I'm studying collocation mathods to solve ODEs and I got stuck on the proof of the Guillou-Soule theorem which proves that a collocation method is a particular kind of implicit RK method under some conditions on the coefficient of its tableau.
Disclaimer: In this question is not useful to know the backgrounds of ODEs methods nor anything else but polynomial interpolation. For those who are interested simply consider $u_h$ as a polynomial of degree $s$ and $\{c_1 \dots c_s\}$ are some points chosen in the interval $[0,1]$.

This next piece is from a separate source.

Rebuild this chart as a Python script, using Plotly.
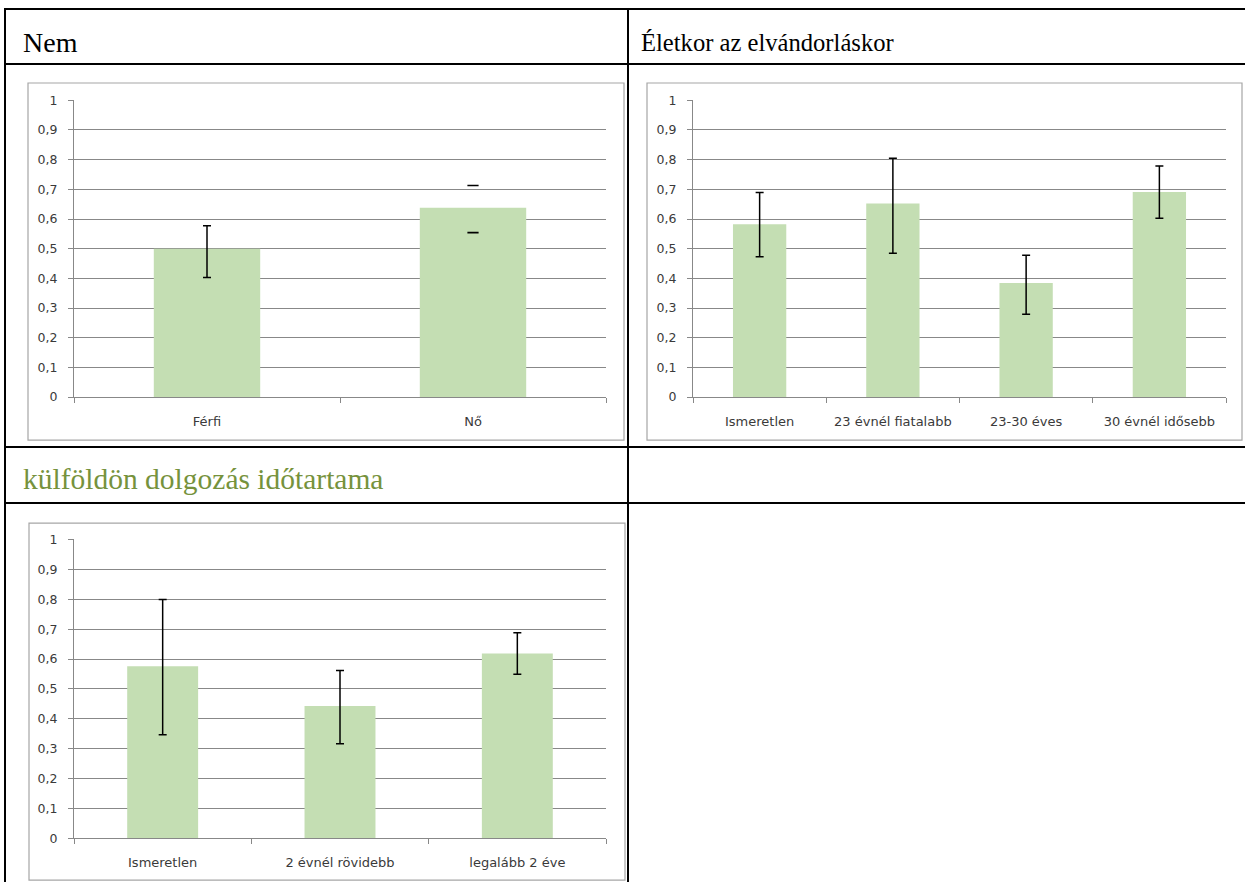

This is how starts the proof of Guillou-Soule's theorem given by Hairer at page 212 in his book "Solving Ordinary Differential Equations":
Interpolate with Lagrange polynomials $L_j (t) = \prod_{i \ne j} \frac{t - c_j}{c_i - c_j}$ the derivative of the collocation polynomial $\dot u_h$ in the points $\{t_0 + c_i h\}_{i = 1 \dots s}$ to get
\begin{equation} \tag{1} \label{1} \dot u_h(t_0 + t h) = \sum_{j = 1 \dots s} \dot u_h(t_0 + c_j h) L_j(t) \end{equation}
How this is true? I mean, the Lagrange interpolator in the nodes $\{\tau_i\}$ of a function $f$ is a polynomial $p \in \mathbb{P}_{s-1}$ in the form $$ p(t) = \sum_{j=1\dots s} f(\tau_j) L_j(t)$$
After this fact it seems that I have to prove $\dot u = p$, but anyways shouldn't \ref{1} be in the form $$ \dot u_h(t_0 + t h) = \sum_{j = 1 \dots s} \dot u_h(t_0 + c_j h) L_j(t_0 + t h) \qquad ? $$
Since $\;u_h(x)\;$ is a polynomial of degree $\,s,\,$ then the polynomial $\;u_h(t_0+th)\;$ is a polynomial of degree s by $\,t.\,$ In this way, the polynomial $\;\dot u_h(t_0+t h)=\dfrac{\partial}{\partial t}\,u_h(t_0+th)\;$ is a polynomial of degree $\;(s-1),\;$ which can be presented as a Lagrange interpolation polynomial with the nodes $\;t_0+c_1 h, t_0+c_2 h,\dots, t_0+c_s h,\;$ i.e. in the form $(1).$